London, as the immigration officer warns me, is colder than a witch’s tit. But as I battle through that first winter on a diet of baked potatoes, a herringbone coat from Oxfam drawn tight over my shivering shoulders, I learn the single most important lesson of my life: it will be what I make it.
How infuriating, then, that Tourism Australia is spruiking short-cuts to this decades-old rite of passage by offering young foreigners $100,000 and what it boasts are “the best jobs in the world”.
Far from pulling pints in a pub, picking fruit or working as a jackaroo, those interested are invited to apply for jobs such as “chief funster”, “lifestyle photographer”, “outback adventurer” and “taste master”. Duties within the various roles – there is one for every state – include reviewing festivals, checking the water temperature, swimming with dolphins and eating “your way around the state”.

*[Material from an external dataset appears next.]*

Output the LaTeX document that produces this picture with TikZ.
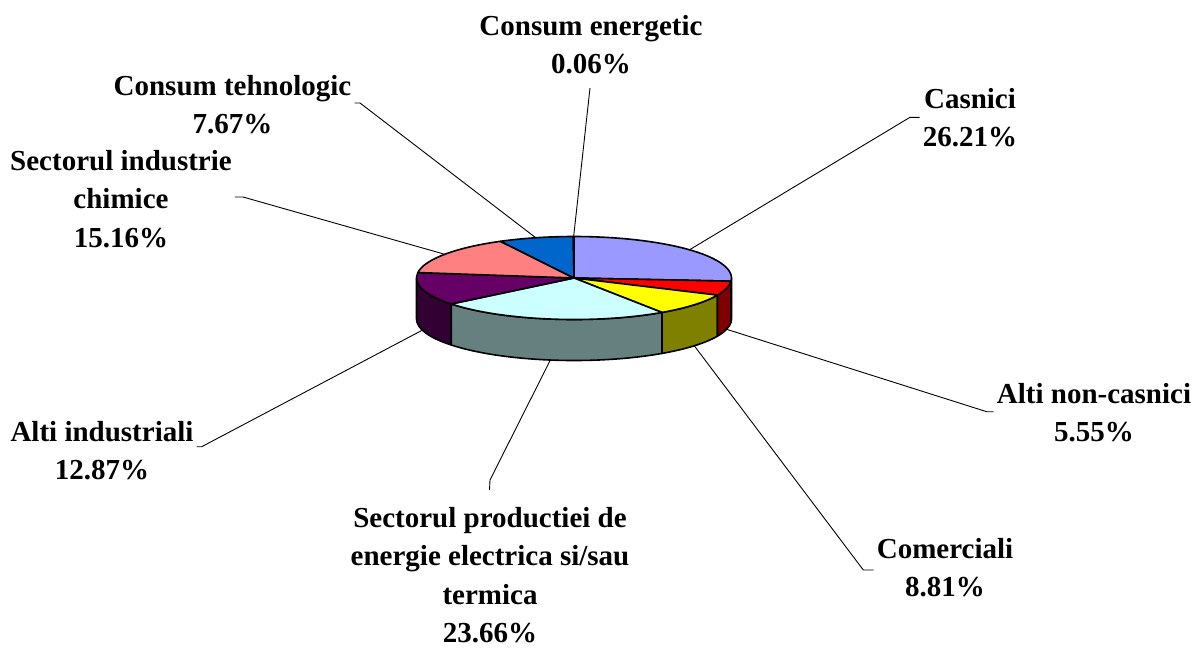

Seriously, what is Tourism Australia doing using $4 million of our hard-earned money to pay these kids to eat and sleep and tweet their way through the nation? Notwithstanding the cultural cringe – the campaign was launched at London’s Waterloo station complete with mock beach, lifeguard and bikinied model, it’s sending the message that Australia is some lumbering party paradise where life is handed to you on a plate.
Travel is such a wondrous, mind-broadening gift; adventures the stuff on which our souls spin. We all have stories: the taverna in Greece; diving in the Red Sea, glimpsing East Germany through a hole in the Berlin Wall; being newly in love in New York.
But travelling when you’re young is as much about discovering your personal potential as it is about the place. D. H. Lawrence calls it getting out of the “glass bottle” of our ego and escaping like the squirrels in the cage of our personality. When we journey, he writes, “things will happen to us so that we don’t know ourselves. Cool, unlying life will rush in.”
Tourism Australia is right to lure the young traveller market; the backpacker buck is worth $12 billion to our economy. But in offering six golden tickets in some Willy Wonka-esque gimmicky game show we’re not only short-selling our true attributes but guaranteeing we attract the sort of jumped-up knobs without the wherewithal to find their way here on their own. Remember Augustus Gloop? Veruca Salt? Enough said.
Surely it’s more important than ever we attract visitors with a genuine interest in our country and a curiosity for life, rather than contestants competing for a jolly on our palm-fringed beaches, a bucket of prize money at their side.
Tourism Australia managing director Andrew McEvoy argues working holiday makers tend to stay longer, disperse widely and often come back again, with their families, later in life. I’d venture they’re far more likely to return if they have a real adventure rather than a surreal one.
Me, I spun my 2000 pounds into the most extraordinary eight years of my life. I got the job of my dreams – probably because the boss saw the team-building value in taking the piss out of the Antipodean.
No matter, I fell so deeply, irrevocably in love with that cold green land and its wit and its woodland bluebells that I married the closest thing I could find to David Beckham.
We are a tourism boss’s dream, returning every three years to revisit the little bits of ourselves, as author Katherine Mansfield puts it, left “fluttering on the fences”.
If Tourism Australia wants people to visit and return then instead of filling their pockets it needs to steal a piece of their heart. There is a small corner of mine that is forever England.